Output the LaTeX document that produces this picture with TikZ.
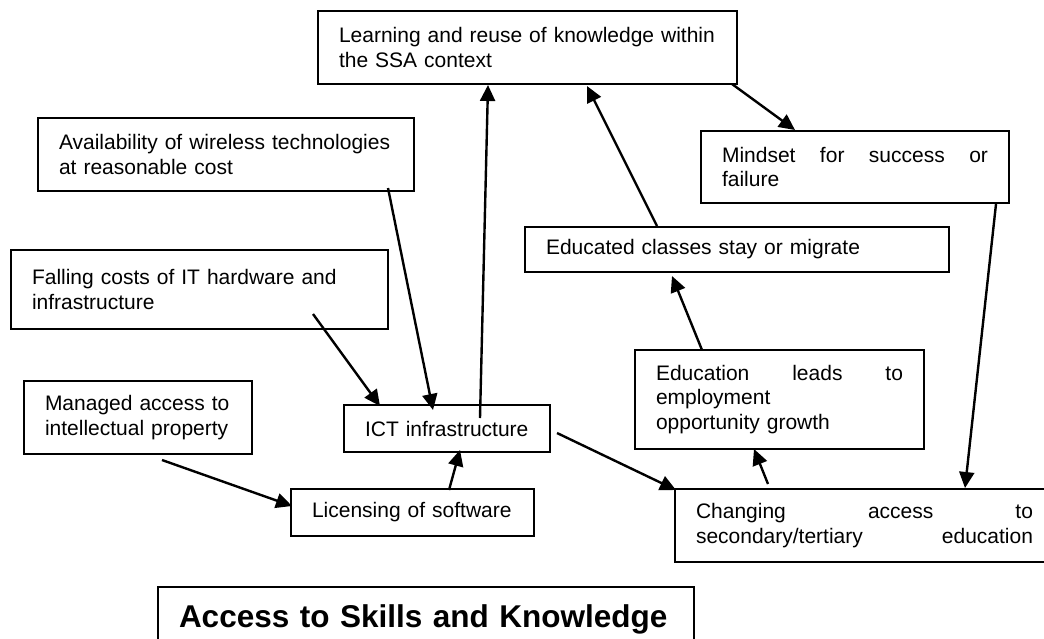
\documentclass[tikz,border=0pt]{standalone}
\usepackage{fontspec}
\setmainfont{Liberation Sans}
\usetikzlibrary{arrows.meta}
\begin{document}
\begin{tikzpicture}[x=1pt,y=-1pt,
  box/.style={draw, line width=2pt, anchor=north west, inner sep=0pt, align=left,
    font=\fontsize{21}{24.5}\selectfont},
  titlebox/.style={draw, line width=2pt, anchor=north west, inner xsep=0pt, inner ysep=17pt,
    align=left, text height=23pt, text depth=50pt,
    font=\bfseries\fontsize{31.5}{36}\selectfont},
  link/.style={line width=2.4pt, -{Triangle[length=16pt,width=15pt]}},
]
\useasboundingbox (0,0) rectangle (1044,638);
\clip (0,0) rectangle (1044,638);
\fill[white] (0,0) rectangle (1044,638);

% factor boxes
\node[box, minimum width=419pt, minimum height=73pt, text width=377pt] (learn) at (317,10)
  {Learning and reuse of knowledge within\\the SSA context};
\node[box, minimum width=376pt, minimum height=73pt, text width=334pt] (avail) at (37,117)
  {Availability of wireless technologies\\at reasonable cost};
\node[box, minimum width=377pt, minimum height=79pt, text width=335pt] (fall) at (10,249)
  {Falling costs of IT hardware and\\infrastructure};
\node[box, minimum width=228pt, minimum height=73pt, text width=186pt] (manag) at (23,380)
  {Managed access to\\intellectual property};
\node[box, minimum width=206pt, minimum height=47pt, text width=164pt] (ict) at (343,404)
  {ICT infrastructure};
\node[box, minimum width=243pt, minimum height=47pt, text width=201pt] (lic) at (290,488)
  {Licensing of software};
\node[box, minimum width=308pt, minimum height=72pt, text width=266pt] (mind) at (700,130)
  {\hbox to 266pt{Mindset\hfill for\hfill success\hfill or}\\failure};
\node[box, minimum width=424pt, minimum height=45pt, text width=382pt] (educ) at (524,226)
  {Educated classes stay or migrate};
\node[box, minimum width=289pt, minimum height=99pt, text width=247pt] (lead) at (634,349)
  {\hbox to 247pt{Education\hfill leads\hfill to}\\employment\\opportunity growth};
\node[box, minimum width=379pt, minimum height=73pt, text width=337pt] (chg) at (674,488)
  {\hbox to 337pt{Changing\hfill access\hfill to}\\\hbox to 337pt{secondary/tertiary\hfill education}};

% heading
\node[titlebox, minimum width=536pt, text width=494pt] (title) at (157,586)
  {Access to Skills and Knowledge};

% influences
\draw[link] ([shift={(137,14)}]ict.north west) -- ([shift={(171,0)}]learn.south west);
\draw[link] ([shift={(351,-4)}]avail.south west) -- ([shift={(90,6)}]ict.north west);
\draw[link] ([shift={(303,-16)}]fall.south west) -- ([shift={(37,2)}]ict.north west);
\draw[link] ([shift={(139,5)}]manag.south west) -- ([shift={(2,18)}]lic.north west);
\draw[link] ([shift={(159,2)}]lic.north west) -- ([shift={(117,-3)}]ict.south west);
\draw[link] ([shift={(6,29)}]ict.north east) -- ([shift={(2,2)}]chg.north west);
\draw[link] ([shift={(94,-4)}]chg.north west) -- ([shift={(120,-1)}]lead.south west);
\draw[link] ([shift={(68,1)}]lead.north west) -- ([shift={(148,3)}]educ.south west);
\draw[link] ([shift={(133,0)}]educ.north west) -- ([shift={(270,1)}]learn.south west);
\draw[link] ([shift={(-6,-1)}]learn.south east) -- ([shift={(95,0)}]mind.north west);
\draw[link] ([shift={(-14,0)}]mind.south east) -- ([shift={(291,0)}]chg.north west);
\end{tikzpicture}
\end{document}
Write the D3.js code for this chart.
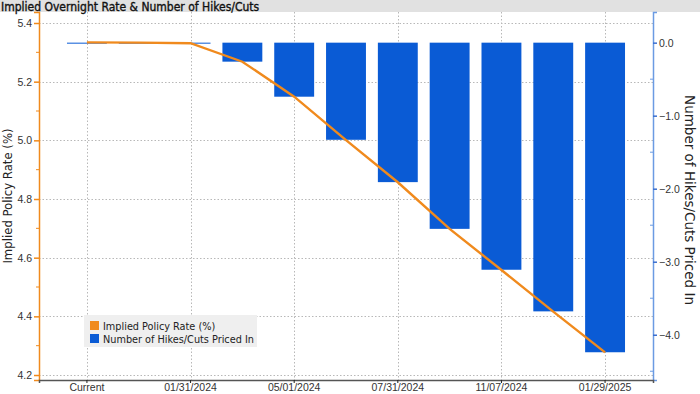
<!DOCTYPE html>
<html lang="en">
<head>
<meta charset="utf-8">
<title>Implied Overnight Rate & Number of Hikes/Cuts</title>
<script src="https://d3js.org/d3.v7.min.js"></script>
<style>
  body { margin: 0; background: #fff; }
  svg { display: block; font-family: "DejaVu Sans Condensed", "DejaVu Sans", sans-serif; }
  .grid line { stroke: #b8b8b8; stroke-dasharray: 1.5 2; }
  .tick text { fill: #333; font-size: 10.5px; }
</style>
</head>
<body>
<script>
// meeting dates on the x axis
const categories = ["Current", "12/13/2023", "01/31/2024", "03/20/2024", "05/01/2024", "06/12/2024",
                    "07/31/2024", "09/18/2024", "11/07/2024", "12/18/2024", "01/29/2025"];
const xTickLabels = ["Current", "01/31/2024", "05/01/2024", "07/31/2024", "11/07/2024", "01/29/2025"];

// implied policy rate (%), left axis
const impliedRate = [5.334, 5.333, 5.331, 5.268, 5.149, 5.001, 4.857, 4.698, 4.558, 4.416, 4.277];
// number of hikes/cuts priced in, right axis
const hikesCuts = [0, 0, 0, -0.26, -0.74, -1.33, -1.91, -2.55, -3.11, -3.68, -4.24];

const leftTicks = [5.4, 5.2, 5.0, 4.8, 4.6, 4.4, 4.2];
const rightTicks = [0, -1, -2, -3, -4];

const W = 700, H = 394;
const plot = {left: 39, right: 653, top: 12, bottom: 380};
const orange = "#f08a1d", blue = "#0a5bd5";

const svg = d3.select("body").append("svg").attr("width", W).attr("height", H);

// title band
svg.append("rect").attr("x", 0).attr("y", 0).attr("width", W).attr("height", plot.top)
   .attr("fill", "#e1e1e1");
svg.append("text").attr("x", 1).attr("y", 10.5)
   .attr("font-size", "12px").attr("fill", "#111")
   .attr("stroke", "#111").attr("stroke-width", 0.35)
   .text("Implied Overnight Rate & Number of Hikes/Cuts");

const x = d3.scaleBand().domain(categories)
            .range([plot.left, plot.right])
            .paddingInner(0.23).paddingOuter(0.54);
const xc = d => x(d) + x.bandwidth() / 2;

const yL = d3.scaleLinear().domain([4.183, 5.4375]).range([plot.bottom, plot.top]);
const yR = d3.scaleLinear().domain([-4.62, 0.42]).range([plot.bottom, plot.top]);

// grid
const grid = svg.append("g").attr("class", "grid");
grid.selectAll(".h").data(leftTicks).join("line")
    .attr("x1", plot.left).attr("x2", plot.right)
    .attr("y1", d => Math.round(yL(d)) + 0.5).attr("y2", d => Math.round(yL(d)) + 0.5);
grid.selectAll(".v").data(xTickLabels).join("line")
    .attr("x1", d => Math.round(xc(d)) + 0.5).attr("x2", d => Math.round(xc(d)) + 0.5)
    .attr("y1", plot.top).attr("y2", plot.bottom);

// bars
svg.append("g").selectAll("rect").data(categories).join("rect")
   .attr("x", d => x(d))
   .attr("width", x.bandwidth())
   .attr("y", (d, i) => yR(Math.max(0, hikesCuts[i])))
   .attr("height", (d, i) => Math.max(1, Math.abs(yR(hikesCuts[i]) - yR(0))))
   .attr("fill", blue);

// line
const line = d3.line().x((d, i) => xc(categories[i])).y(d => yL(d));
svg.append("path").datum(impliedRate)
   .attr("d", line).attr("fill", "none")
   .attr("stroke", orange).attr("stroke-width", 2.4);

// left axis
const axL = svg.append("g").attr("transform", `translate(${plot.left},0)`)
   .call(d3.axisLeft(yL).tickValues(leftTicks).tickFormat(d3.format(".1f")).tickSize(5).tickPadding(2));
axL.select(".domain").attr("stroke", orange).attr("stroke-width", 1.5);
axL.selectAll(".tick line").attr("stroke", orange).attr("stroke-width", 1.5);
axL.append("g").selectAll("line").data(d3.range(4.3, 5.4, 0.2)).join("line")
   .attr("x1", -3).attr("x2", 0)
   .attr("y1", d => yL(d)).attr("y2", d => yL(d))
   .attr("stroke", orange);

// right axis
const axR = svg.append("g").attr("transform", `translate(${plot.right},0)`)
   .call(d3.axisRight(yR).tickValues(rightTicks).tickFormat(d3.format(".1f")).tickSize(4).tickPadding(2));
axR.select(".domain").attr("stroke", "#6b9be3").attr("stroke-width", 1.5);
axR.selectAll(".tick line").attr("stroke", "#3a6fd0").attr("stroke-width", 1.5);
axR.append("g").selectAll("line").data(d3.range(-4.5, 0.1, 1)).join("line")
   .attr("x1", -3).attr("x2", 0)
   .attr("y1", d => yR(d)).attr("y2", d => yR(d))
   .attr("stroke", "#6b9be3");

// bottom axis
const axB = svg.append("g").attr("transform", `translate(0,${plot.bottom})`)
   .call(d3.axisBottom(x).tickValues(xTickLabels).tickSize(3).tickPadding(1));
axB.select(".domain").attr("stroke", "#555").attr("stroke-width", 1.5);
axB.selectAll(".tick line").attr("stroke", "#222");

// axis titles, centred on the axes
const midY = (plot.top + plot.bottom) / 2;
svg.append("text")
   .attr("transform", `translate(12,${midY}) rotate(-90)`)
   .attr("text-anchor", "middle").attr("font-size", "13px").attr("fill", "#222")
   .text("Implied Policy Rate (%)");
svg.append("text")
   .attr("transform", `translate(685,${midY + 4}) rotate(90)`)
   .attr("text-anchor", "middle").attr("font-family", "DejaVu Sans, sans-serif")
   .attr("font-size", "13.5px").attr("fill", "#222")
   .text("Number of Hikes/Cuts Priced In");

// legend
const legendItems = [
  {label: "Implied Policy Rate (%)", color: orange},
  {label: "Number of Hikes/Cuts Priced In", color: blue}
];
const lg = svg.append("g").attr("transform", "translate(84,315)");
lg.append("rect").attr("width", 173).attr("height", 32).attr("fill", "#efefef");
const li = lg.selectAll("g").data(legendItems).join("g")
   .attr("transform", (d, i) => `translate(6,${6 + i * 13})`);
li.append("rect").attr("width", 9).attr("height", 9).attr("fill", d => d.color);
li.append("text").attr("x", 13).attr("y", 8.5)
  .attr("font-size", "10.8px").attr("fill", "#222").text(d => d.label);
</script>
</body>
</html>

++++++++++++++++++++

Instructions for the task: Reproduce every line of the listing above in which the string "this" appears.

Task answer:
Output the LaTeX document that produces this picture with TikZ.
Write the D3.js code for this chart.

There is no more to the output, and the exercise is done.